DESCRIPTION OF THE TASK:
Among the lines listed below, count those that include the string "with", and state only the count.

STORED RECORDS:
=======

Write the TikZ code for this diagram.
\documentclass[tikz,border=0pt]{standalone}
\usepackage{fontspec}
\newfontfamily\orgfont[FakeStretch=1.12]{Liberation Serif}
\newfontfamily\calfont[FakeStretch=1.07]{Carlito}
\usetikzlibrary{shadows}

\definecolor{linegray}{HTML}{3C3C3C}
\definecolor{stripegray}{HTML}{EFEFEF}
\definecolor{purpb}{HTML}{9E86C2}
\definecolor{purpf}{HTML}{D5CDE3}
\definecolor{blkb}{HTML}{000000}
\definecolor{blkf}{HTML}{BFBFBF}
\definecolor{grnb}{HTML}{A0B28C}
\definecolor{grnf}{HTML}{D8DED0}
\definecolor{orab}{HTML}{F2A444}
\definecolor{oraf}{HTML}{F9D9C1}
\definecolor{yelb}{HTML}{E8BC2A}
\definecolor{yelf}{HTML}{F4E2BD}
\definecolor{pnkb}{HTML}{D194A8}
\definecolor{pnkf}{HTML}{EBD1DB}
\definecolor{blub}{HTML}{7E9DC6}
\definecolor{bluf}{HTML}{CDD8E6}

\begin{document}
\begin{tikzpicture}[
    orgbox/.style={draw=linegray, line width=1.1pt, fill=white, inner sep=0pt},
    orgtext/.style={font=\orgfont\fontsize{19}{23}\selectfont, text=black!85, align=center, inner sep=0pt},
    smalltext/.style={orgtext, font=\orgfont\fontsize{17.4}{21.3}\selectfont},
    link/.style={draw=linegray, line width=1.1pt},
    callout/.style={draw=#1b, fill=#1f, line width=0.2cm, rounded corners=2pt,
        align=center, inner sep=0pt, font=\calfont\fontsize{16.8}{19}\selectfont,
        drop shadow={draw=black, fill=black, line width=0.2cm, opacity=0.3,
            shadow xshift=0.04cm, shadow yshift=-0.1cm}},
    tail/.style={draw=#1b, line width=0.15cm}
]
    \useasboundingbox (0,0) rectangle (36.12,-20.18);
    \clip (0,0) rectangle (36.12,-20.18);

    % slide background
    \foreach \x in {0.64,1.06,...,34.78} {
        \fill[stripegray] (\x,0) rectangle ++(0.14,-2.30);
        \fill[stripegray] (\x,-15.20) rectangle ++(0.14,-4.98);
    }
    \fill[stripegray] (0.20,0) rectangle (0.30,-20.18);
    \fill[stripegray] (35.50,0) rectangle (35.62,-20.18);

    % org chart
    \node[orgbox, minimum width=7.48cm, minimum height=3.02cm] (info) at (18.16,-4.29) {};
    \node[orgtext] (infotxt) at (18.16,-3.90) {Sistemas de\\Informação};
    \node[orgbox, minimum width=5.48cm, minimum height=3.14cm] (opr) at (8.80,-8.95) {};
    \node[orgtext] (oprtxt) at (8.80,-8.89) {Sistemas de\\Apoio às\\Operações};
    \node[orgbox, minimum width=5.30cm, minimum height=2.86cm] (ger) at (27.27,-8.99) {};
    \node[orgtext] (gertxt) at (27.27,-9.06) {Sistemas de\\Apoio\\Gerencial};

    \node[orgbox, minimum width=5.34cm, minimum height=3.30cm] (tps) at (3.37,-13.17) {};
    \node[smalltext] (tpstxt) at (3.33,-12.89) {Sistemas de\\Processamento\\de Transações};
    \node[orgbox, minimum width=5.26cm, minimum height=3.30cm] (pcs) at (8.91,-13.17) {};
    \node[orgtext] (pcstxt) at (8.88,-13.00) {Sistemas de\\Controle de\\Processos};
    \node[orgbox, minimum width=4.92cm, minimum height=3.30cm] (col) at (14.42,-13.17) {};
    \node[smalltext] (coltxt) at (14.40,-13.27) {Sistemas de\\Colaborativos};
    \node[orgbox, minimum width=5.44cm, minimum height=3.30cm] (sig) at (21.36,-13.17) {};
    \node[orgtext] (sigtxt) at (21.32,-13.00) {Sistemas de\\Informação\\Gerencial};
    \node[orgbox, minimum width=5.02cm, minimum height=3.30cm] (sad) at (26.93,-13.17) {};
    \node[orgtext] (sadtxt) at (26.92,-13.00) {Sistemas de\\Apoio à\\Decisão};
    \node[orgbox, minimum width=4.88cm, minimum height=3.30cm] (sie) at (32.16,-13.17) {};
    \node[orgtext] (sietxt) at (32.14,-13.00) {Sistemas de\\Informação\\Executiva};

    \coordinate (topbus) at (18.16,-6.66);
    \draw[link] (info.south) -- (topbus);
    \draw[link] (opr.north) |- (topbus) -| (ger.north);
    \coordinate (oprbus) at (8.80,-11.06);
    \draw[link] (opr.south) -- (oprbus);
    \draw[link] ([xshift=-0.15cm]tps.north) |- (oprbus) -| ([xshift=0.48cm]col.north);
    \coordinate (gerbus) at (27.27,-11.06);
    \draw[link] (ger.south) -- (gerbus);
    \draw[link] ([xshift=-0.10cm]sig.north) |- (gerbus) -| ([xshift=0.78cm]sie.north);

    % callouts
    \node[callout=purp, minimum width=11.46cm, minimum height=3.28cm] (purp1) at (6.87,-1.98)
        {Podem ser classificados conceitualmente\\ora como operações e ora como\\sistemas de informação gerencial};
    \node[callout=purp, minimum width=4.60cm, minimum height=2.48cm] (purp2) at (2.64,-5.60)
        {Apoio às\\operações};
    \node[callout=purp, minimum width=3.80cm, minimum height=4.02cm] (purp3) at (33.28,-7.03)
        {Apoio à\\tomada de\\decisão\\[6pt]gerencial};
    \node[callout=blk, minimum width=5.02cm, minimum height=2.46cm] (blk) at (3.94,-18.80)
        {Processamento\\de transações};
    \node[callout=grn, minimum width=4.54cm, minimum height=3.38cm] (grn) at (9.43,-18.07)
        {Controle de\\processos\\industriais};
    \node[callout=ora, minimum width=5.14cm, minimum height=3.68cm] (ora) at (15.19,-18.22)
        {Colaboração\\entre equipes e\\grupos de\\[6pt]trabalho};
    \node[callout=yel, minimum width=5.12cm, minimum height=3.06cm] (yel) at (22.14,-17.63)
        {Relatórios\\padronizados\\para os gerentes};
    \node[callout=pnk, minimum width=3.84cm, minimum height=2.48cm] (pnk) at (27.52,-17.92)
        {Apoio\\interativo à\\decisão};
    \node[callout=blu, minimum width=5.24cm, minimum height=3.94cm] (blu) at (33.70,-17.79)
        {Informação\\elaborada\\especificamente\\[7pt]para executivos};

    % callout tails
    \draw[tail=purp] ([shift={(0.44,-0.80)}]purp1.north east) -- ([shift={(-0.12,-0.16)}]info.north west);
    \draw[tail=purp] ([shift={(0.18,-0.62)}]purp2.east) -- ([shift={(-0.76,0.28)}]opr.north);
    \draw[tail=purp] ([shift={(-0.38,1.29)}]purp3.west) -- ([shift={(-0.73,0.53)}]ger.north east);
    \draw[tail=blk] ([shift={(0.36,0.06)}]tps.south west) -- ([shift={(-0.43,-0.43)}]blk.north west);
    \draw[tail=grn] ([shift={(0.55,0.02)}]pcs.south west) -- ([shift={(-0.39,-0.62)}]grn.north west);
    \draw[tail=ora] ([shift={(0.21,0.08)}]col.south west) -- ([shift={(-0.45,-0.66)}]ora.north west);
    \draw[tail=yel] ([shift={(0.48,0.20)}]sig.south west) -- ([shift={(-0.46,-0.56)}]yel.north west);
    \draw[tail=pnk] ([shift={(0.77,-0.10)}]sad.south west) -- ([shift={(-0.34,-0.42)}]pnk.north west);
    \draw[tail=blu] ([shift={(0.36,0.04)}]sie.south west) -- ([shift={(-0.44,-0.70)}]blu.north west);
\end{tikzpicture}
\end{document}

=======

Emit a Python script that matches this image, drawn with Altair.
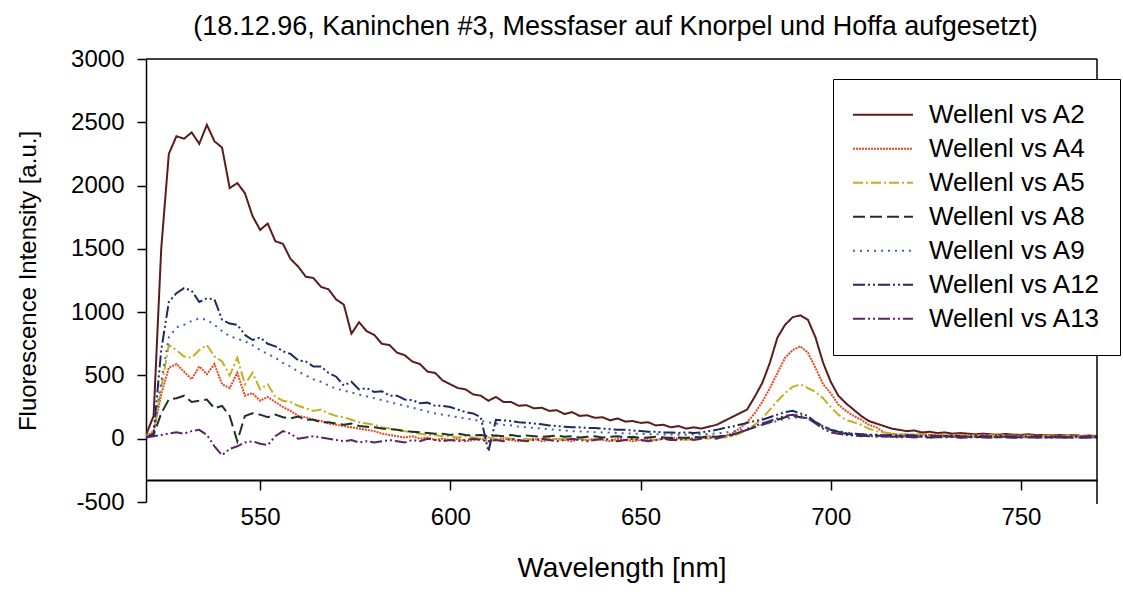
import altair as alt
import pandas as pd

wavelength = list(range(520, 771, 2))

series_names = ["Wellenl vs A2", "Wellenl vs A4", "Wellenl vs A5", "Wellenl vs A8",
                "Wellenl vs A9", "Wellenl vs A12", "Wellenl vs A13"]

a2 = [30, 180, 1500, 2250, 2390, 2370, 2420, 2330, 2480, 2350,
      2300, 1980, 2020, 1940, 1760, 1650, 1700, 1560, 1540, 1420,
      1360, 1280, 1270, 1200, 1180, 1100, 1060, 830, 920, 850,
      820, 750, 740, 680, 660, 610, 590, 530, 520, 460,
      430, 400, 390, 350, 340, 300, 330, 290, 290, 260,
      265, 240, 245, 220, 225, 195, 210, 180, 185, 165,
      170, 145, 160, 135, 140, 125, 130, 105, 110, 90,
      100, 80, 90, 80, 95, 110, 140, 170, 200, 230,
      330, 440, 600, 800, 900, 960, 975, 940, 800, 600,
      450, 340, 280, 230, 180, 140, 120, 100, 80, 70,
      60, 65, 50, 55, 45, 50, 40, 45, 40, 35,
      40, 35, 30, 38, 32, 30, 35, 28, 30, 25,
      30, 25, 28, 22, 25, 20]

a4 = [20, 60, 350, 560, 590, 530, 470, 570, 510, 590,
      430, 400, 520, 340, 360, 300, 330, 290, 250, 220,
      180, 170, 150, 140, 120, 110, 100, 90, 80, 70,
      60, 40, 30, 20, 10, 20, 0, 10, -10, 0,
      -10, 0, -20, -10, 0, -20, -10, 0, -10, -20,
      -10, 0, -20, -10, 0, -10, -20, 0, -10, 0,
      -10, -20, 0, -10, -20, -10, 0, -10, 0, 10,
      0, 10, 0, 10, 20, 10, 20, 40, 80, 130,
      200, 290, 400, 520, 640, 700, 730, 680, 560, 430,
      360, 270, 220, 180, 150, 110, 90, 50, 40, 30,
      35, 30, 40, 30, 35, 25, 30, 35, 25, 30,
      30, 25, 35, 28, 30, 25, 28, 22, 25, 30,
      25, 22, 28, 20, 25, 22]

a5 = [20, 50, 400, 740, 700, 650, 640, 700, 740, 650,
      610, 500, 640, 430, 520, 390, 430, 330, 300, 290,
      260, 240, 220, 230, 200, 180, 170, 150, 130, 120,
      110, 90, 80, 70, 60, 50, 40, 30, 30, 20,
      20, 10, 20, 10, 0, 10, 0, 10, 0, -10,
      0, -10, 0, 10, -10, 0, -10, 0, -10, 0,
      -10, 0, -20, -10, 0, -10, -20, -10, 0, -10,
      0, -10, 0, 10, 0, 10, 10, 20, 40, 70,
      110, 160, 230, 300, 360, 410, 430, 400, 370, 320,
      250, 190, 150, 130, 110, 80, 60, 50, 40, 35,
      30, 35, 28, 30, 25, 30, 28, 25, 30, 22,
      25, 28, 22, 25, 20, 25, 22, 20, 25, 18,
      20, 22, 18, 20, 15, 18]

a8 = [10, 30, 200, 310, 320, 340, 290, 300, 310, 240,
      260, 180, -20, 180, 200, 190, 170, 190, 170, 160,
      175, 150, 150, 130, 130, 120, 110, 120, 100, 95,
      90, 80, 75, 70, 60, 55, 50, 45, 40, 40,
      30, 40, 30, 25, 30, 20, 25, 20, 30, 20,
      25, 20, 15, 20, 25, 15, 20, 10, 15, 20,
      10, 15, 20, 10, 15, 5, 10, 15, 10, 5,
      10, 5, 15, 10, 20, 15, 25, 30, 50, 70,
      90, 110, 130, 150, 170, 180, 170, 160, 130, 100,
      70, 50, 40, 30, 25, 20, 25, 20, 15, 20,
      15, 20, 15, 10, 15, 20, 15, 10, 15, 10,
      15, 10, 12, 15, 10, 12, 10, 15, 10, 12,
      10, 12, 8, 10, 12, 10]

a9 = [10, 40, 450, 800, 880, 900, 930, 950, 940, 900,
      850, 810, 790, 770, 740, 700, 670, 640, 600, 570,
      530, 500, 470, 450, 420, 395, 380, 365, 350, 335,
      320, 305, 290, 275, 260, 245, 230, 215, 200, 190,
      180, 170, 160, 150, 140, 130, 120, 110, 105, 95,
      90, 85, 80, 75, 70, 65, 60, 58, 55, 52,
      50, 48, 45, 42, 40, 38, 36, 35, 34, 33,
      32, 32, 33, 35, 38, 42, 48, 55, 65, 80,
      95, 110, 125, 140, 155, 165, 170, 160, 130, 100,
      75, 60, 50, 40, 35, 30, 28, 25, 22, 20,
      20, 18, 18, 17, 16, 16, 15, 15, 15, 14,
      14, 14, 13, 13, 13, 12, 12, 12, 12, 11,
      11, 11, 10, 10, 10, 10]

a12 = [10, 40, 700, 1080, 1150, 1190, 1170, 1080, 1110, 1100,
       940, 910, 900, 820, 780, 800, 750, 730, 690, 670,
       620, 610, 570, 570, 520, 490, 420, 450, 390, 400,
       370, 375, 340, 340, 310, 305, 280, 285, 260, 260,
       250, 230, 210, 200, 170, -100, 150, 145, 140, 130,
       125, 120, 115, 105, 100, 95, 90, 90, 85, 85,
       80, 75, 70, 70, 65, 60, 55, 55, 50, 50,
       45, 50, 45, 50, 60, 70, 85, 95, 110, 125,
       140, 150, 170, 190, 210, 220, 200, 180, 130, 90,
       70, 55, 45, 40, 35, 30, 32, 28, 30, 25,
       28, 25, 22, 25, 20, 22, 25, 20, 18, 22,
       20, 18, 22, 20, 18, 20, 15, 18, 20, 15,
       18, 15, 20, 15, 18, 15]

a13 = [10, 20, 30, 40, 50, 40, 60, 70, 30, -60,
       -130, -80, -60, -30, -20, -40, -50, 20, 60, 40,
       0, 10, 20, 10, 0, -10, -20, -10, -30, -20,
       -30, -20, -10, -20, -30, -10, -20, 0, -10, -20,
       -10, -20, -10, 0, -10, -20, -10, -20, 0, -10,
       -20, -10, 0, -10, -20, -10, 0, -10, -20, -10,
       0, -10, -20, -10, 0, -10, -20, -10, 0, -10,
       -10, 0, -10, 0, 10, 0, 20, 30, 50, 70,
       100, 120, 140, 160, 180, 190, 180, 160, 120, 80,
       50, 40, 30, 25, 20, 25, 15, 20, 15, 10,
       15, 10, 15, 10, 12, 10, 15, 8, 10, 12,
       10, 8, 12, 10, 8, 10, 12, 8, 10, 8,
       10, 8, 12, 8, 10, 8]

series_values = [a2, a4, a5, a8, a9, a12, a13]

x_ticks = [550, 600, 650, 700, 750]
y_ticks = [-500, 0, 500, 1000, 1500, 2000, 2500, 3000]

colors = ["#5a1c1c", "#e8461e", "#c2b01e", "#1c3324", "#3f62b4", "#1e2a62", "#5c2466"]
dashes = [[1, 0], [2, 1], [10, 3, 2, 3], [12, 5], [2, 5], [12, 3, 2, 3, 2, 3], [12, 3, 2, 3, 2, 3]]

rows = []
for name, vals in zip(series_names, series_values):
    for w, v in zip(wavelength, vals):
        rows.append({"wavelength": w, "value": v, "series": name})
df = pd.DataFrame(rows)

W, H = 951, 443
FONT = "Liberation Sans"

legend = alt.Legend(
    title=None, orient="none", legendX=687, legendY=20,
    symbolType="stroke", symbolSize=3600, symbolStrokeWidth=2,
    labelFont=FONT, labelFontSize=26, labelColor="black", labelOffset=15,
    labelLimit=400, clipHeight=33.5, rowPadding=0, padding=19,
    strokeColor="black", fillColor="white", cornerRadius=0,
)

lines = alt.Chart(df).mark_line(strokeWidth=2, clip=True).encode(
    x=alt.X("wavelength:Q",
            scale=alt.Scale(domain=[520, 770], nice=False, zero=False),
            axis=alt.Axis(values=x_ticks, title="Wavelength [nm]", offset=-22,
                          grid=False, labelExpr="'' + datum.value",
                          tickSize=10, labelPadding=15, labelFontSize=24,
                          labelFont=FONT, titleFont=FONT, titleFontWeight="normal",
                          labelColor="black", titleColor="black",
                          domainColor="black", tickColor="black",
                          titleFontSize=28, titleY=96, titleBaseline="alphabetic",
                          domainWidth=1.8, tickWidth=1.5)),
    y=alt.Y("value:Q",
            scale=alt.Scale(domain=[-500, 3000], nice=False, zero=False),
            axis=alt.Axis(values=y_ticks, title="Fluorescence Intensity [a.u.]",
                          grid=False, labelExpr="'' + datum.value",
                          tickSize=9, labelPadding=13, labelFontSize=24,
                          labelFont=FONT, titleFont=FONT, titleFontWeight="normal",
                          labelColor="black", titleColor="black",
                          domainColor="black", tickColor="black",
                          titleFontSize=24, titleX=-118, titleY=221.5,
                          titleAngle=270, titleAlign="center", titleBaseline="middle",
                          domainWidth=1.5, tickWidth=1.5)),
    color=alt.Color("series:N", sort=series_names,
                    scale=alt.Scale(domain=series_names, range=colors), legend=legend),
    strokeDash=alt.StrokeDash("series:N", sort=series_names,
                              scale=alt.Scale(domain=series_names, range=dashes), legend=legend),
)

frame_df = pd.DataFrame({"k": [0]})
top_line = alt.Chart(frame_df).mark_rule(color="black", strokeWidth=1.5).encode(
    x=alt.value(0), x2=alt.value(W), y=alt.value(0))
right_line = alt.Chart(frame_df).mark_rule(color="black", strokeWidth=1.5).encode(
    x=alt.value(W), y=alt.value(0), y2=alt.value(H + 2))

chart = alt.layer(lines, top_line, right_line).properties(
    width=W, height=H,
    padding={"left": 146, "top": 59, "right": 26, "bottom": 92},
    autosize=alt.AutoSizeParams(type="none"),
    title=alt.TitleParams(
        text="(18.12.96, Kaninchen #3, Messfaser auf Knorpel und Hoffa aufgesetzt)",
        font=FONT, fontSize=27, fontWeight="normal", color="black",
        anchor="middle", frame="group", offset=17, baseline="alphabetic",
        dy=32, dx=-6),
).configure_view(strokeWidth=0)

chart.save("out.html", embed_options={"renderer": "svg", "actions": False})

=======

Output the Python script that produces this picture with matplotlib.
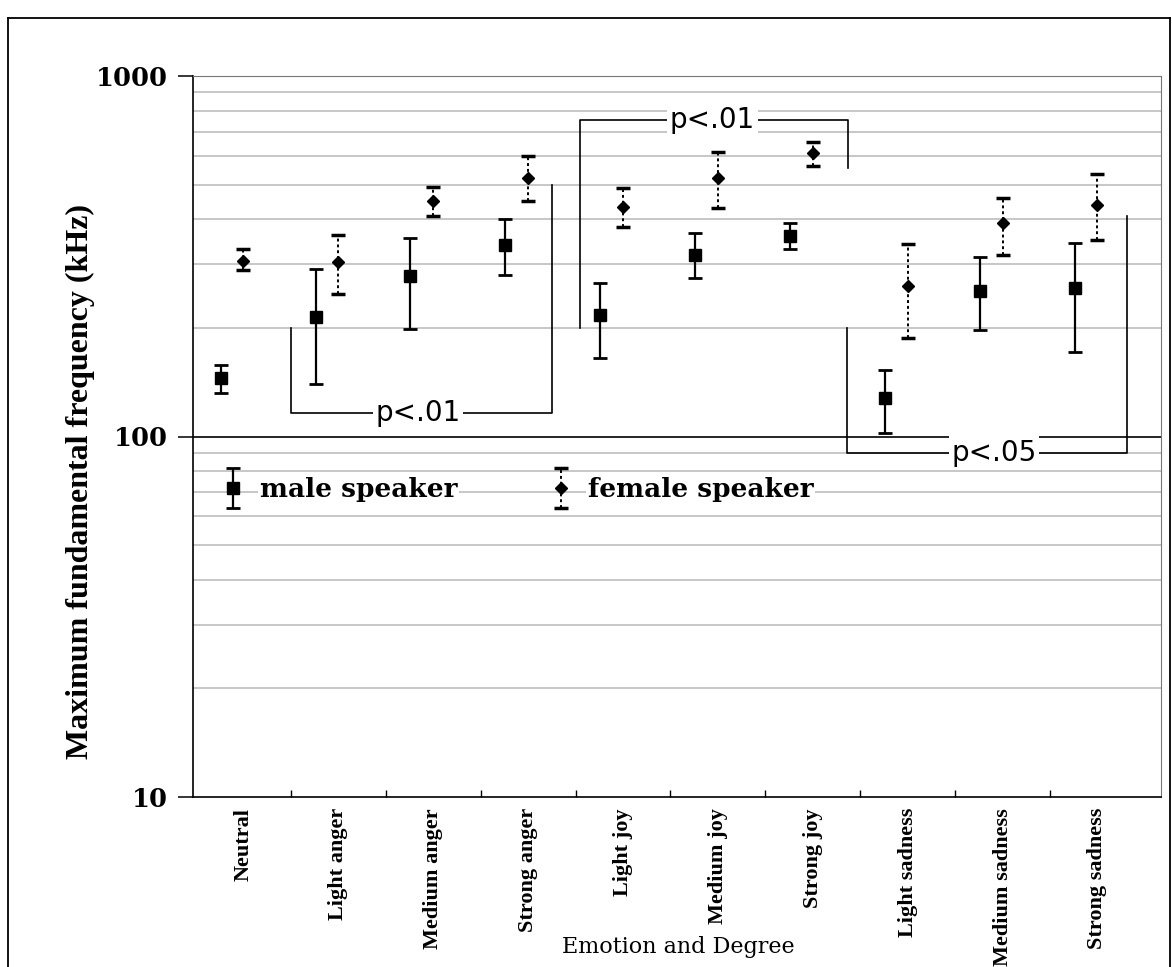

=======

RESULT OF THE EXERCISE:
2